Зинаида Петровна – маленькая, хрупкая, с черно-седой головой, вечно окруженная толпой нерешительных подруг. Она борется за правду, ее знают все журналисты, но она выделяет и любит только Эдика: он умел ее слушать, умел молчать и кивать головой, пока она взвизгивала по-старушечьи так, что я выходила из кабинета, не в силах этого вынести:
– Вы тоже так считаете? Да? Правда? Ну ведь точно? Скажите, я же права?
Эдик кивал. Отправлял ее домой. Никогда ничего не снимал. А она почему-то не обижалась.
Я думаю: для нее ведь это – потеря, трагическая, страшная. В ее жизни на месте привычной фигуры образовалась пустота…
Иду в офис, слушаю скрип снега под ногами и вспоминаю всех, кому без Эдика станет хуже. Например, Бога, у которого он однажды взял интервью. Все говорили: бред, стоит ли выставлять болезнь на посмеяние? А Эдик ездил, разговаривал и выпустил сюжет в эфир. Бог оказался молодым застенчивым парнем, рассказавшим, как он планирует переустроить надоевший ему мир. С тех пор Бог звонил нам иногда – по-дружески. Еще был страшноватый человек-поезд, говоривший по телефону ровным, без эмоций и интонаций голосом страшные вещи; была Ларисик, молоденькая и влюбленная…

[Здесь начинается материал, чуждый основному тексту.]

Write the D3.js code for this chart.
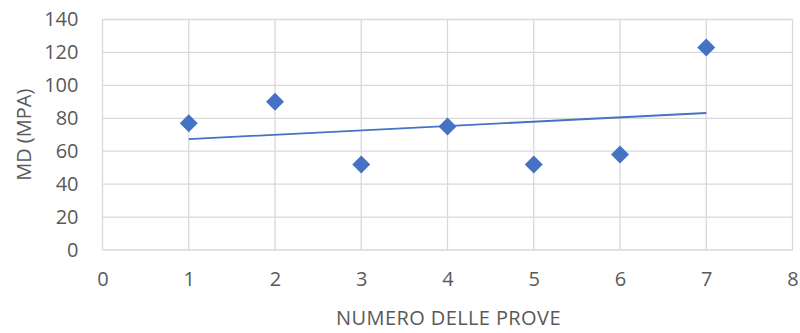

Всякие были: и при мне, и до меня.
В офисе Данка нервно крошит сигарету, впиваясь в нее ногтями.
– Ты чего? – спрашиваем мы с Анечкой в один голос: она идет за мной, тоже вернулась со съемки.
– Девчонки, у них сегодня обострение.
– У кого?
– У психов, у кого еще? Шапоклячку видели?
– Да, – Данка называет Зинаиду Петровну Шапоклячкой, а я – нет. Мне противно оскорблять жалких людей.
– "Что же?! Как же?! Что теперь?! Что же будет?!" – Данка передразнивает старуху, руки взлетают в воздух, табак из раскрошенной сигареты сыпется на стол. Она осторожно проводит по столу ладонью, собирает крошки, выбрасывает их в ведро. Артистка. Делает вид, что волнуется.
– Потом позвонила Ларисик. Сказала, что смотрит новости, Эдика нет. Что лежала в больнице и беспокоится.
– А ты что? – спрашивает Анечка. Ларисика жалко, хотя она всем надоела звонками и эсэмэсками, каждую из которых Эдик нам гневно зачитывал, и тем, что дежурит иногда перед входом.
– Я? – Данка гневно встряхивает грудью. – Я рассказала.
– И что?
– А что? Ничего. Повесила трубку.
Мы с Анечкой замираем.
– А вдруг она… теперь… – Анечка боится даже предположить.
– Ничего с ней не будет! – Данка машет рукой. – Переживет. А что я могла сделать? А?